Anyway, not sure if that analogy fully captures the situation at hand, but for whatever reason, it’s definitely helping snap things into focus for me.
Ophelia Benson says
Another possibility in that analogy, which I thought you were going to say when I started reading, would be to shove my exciting thoughts on marriage on every married couple I met. That would be unbelievably intrusive and obnoxious, and I wouldn’t do it.
John Morales says
The parallel form would have been “Do you believe same-sex marriage is marriage, yes or no?”
Ophelia Benson says
True, actually, and not just pedant, because I just made that point in a post – that asking what I support is not the same as asking what is or what I believe is. Saying what I support is easy.
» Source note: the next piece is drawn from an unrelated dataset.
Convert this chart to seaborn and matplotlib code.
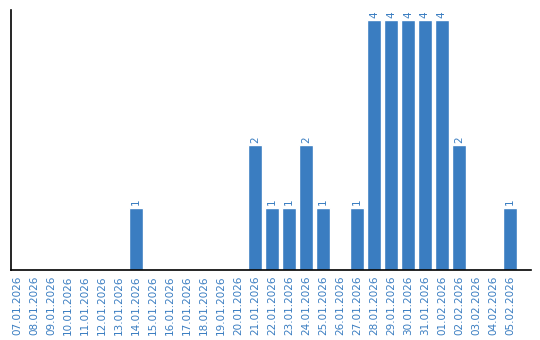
import matplotlib
matplotlib.use("Agg")
import matplotlib.pyplot as plt
import seaborn as sns
import pandas as pd

dates = ["07.01.2026", "08.01.2026", "09.01.2026", "10.01.2026", "11.01.2026",
         "12.01.2026", "13.01.2026", "14.01.2026", "15.01.2026", "16.01.2026",
         "17.01.2026", "18.01.2026", "19.01.2026", "20.01.2026", "21.01.2026",
         "22.01.2026", "23.01.2026", "24.01.2026", "25.01.2026", "26.01.2026",
         "27.01.2026", "28.01.2026", "29.01.2026", "30.01.2026", "31.01.2026",
         "01.02.2026", "02.02.2026", "03.02.2026", "04.02.2026", "05.02.2026"]
counts = [0, 0, 0, 0, 0, 0, 0, 1, 0, 0,
          0, 0, 0, 0, 2, 1, 1, 2, 1, 0,
          1, 4, 4, 4, 4, 4, 2, 0, 0, 1]

BLUE = "#3a7dc1"

sns.set_theme(style="white")
plt.rcParams['font.family'] = ['DejaVu Sans']

df = pd.DataFrame({"date": dates, "count": counts})

fig = plt.figure(figsize=(5.4, 3.4), dpi=100)
ax = fig.add_axes([11/540, 70/340, 520/540, 260/340])
sns.barplot(data=df, x="date", y="count", color=BLUE, saturation=1,
            width=0.82, ax=ax, order=dates)

for i, v in enumerate(counts):
    if v > 0:
        ax.text(i, v + 0.04, str(v), rotation=90, ha="center", va="bottom",
                color=BLUE, fontsize=7.5)

ax.set_xlim(-0.353, 30.24)
ax.set_ylim(0, 4.16)
ax.set_xlabel("")
ax.set_ylabel("")
ax.set_yticks([])
ax.set_xticks(range(len(dates)))
ax.set_xticklabels(dates, rotation=90, color=BLUE, fontsize=7.5)
ax.tick_params(axis="x", length=0, pad=4)
for s in ["top", "right"]:
    ax.spines[s].set_visible(False)
for s in ["left", "bottom"]:
    ax.spines[s].set_color("black")
    ax.spines[s].set_linewidth(1.2)

fig.savefig("out.png", dpi=100)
It’s still an excellent analogy though.
It’s a pretty good analogy.
For quite a while – before there was much of a hope that same-sex marriage would be legalized – I have thought it would be a good idea to do away with state-sponsored marriage. Civil unions for everyone and churches can engage in a parallel but independent marriage ceremony – separation of church and state. It’s odd to hear a robed, religious authority say, “By the power invested in me by the State of …..”
Now, in one context, the suggestion of civil unions really was, if not homophobic, at least a capitulation to the homophobes: straight people keep getting married, civil unions for the “wrong sorts.”
The analogous shitstorm would be for someone to start screaming that I was a homophobe for wanting the state out of religious ceremonies and churches to have no say in who can gain tax benefits and other rights now conferred by marriage. Anyone who ever wants to discuss the concept of “marriage,” both the civil and religious aspects, is a homophobe. No discussion allowed. “Civil Unions” were once promoted by some homophobes, ergo anyone who mentions civil unions, regardless of context, must be a homophobe.
So what if you favor equality, regardless of the specifics, and support same sex marriage in its current form even if you think wider modifications should be made? You have pondered the unponderable, and for that you must be punished.
Well put. I attempted to make a related analogy a while back, but this is much clearer.
The “related” part: I have certainly seen discussions like the ones doubtthat describes, in which anyone who questions the institution of marriage is declared a homophobe. In some cases, it may even be correct, that a person is just fine with the institution of marriage, and only decides to question it when the prospect of same-sex marriage comes up. This is exactly what is happening in states that suddenly decide marriage licenses are unnecessary; it is not a long-standing, carefully considered decision, but a reaction. But some people have indeed put much thought into it. It is unreasonable to lump them in with those who are only reacting just because of the timing of the comment.
This timing issue is what came to mind when someone said, accusingly (and paraphrased), “all of a sudden people start to question gender”. No, not all of a sudden, the person just wasn’t paying attention, and assumed the questioning of gender was a reaction.